The importance is practical, not just aesthetic. Serif fonts guide the eye along the baseline, which can improve reading flow in longer email copy. When paired thoughtfully with body text or used strategically in headings, they create a typographic hierarchy that makes emails easier to scan.

How to Match a Serif Font to Your Brand and Audience

Not every serif font suits every sender. Your choice should align with several factors:

  • Brand personality: A heritage skincare brand benefits from the quiet authority of Libre Baskerville. A fashion newsletter might lean into the dramatic contrast of Playfair Display.
  • Audience demographics: Older or more traditional audiences tend to find serif fonts more familiar and trustworthy. Younger demographics respond well to serifs paired with contemporary layouts and generous white space.
  • Campaign type: Promotional emails with short headlines can handle display serifs. Long-form editorial emails need serifs optimized for body copy, such as Merriweather or Lora.
  • Industry norms: Tech and SaaS companies typically favor sans-serif. If you operate in a serif-heavy industry, consistency with expectations builds credibility. If you are in a sans-serif space, adding serifs sparingly can differentiate your brand.

Technical Tips for Using Serifs in Email

Email clients have inconsistent font rendering. Not all serifs are available as system fonts, so your fallback stack matters.

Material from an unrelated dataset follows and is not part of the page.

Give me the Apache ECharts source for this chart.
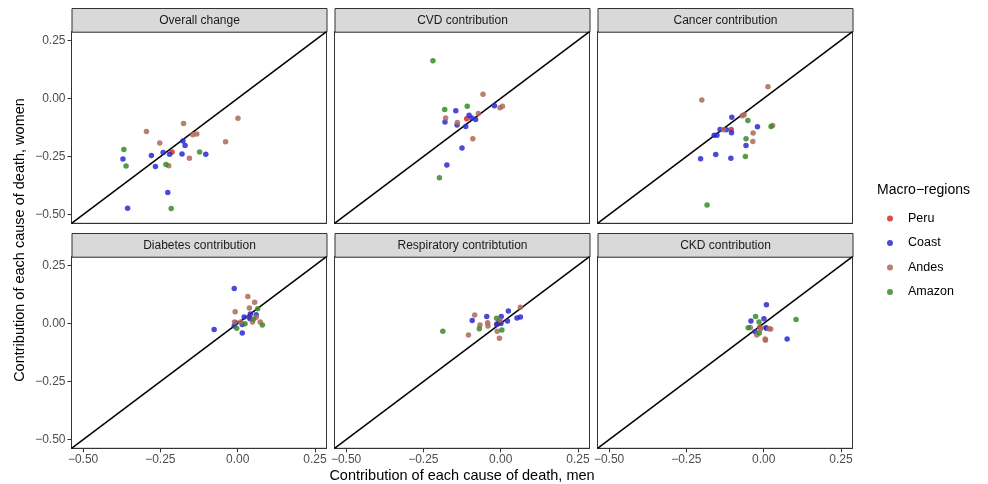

Use a web-safe fallback chain: font-family: 'Georgia', 'Times New Roman', serif;. If you embed a web font via @font-face or a service like Google Fonts, always test across Gmail, Outlook, Apple Mail, and Yahoo. Outlook on Windows is notoriously limited Georgia remains your safest serif fallback there.

Common Mistakes and How to Fix Them

  • Using serif at very small sizes (below 14px): Serif details can blur on low-resolution screens. Set body text to at least 15–16px for email.
  • Poor contrast pairing: Avoid pairing two serif fonts together. Use one serif for headings and a clean sans-serif for body text, or vice versa.
  • Ignoring line height: Serif fonts need breathing room. Set line-height to at least 1.5 for comfortable reading.
  • Overusing decorative serifs: Display serifs like Playfair Display are beautiful in large headings but become illegible in paragraphs. Reserve them for headlines only.

To fix these issues at home, open your email in at least three different clients before sending. Adjust font sizes, line spacing, and fallback fonts based on what you see. Tools like Litmus or Email on Acid make this process faster.

Your Serif Email Font Checklist

  1. Define your brand personality and match it to a serif style transitional, modern, or slab.
  2. Choose a primary serif font and pair it with one complementary sans-serif.
  3. Set body text no smaller than 15px with a line-height of 1.5 or higher.
  4. Build a reliable fallback font stack that includes Georgia or Times New Roman.
  5. Test your email across Gmail, Outlook, Apple Mail, and mobile devices.
  6. Reserve decorative serifs for headings under 40px never for body copy.
  7. Review rendering on both light and dark mode backgrounds.

Modern serif fonts for email campaigns are not a trend they are a deliberate design choice that signals thoughtfulness and brand depth. When applied with technical care and audience awareness, they elevate your emails from functional to memorable.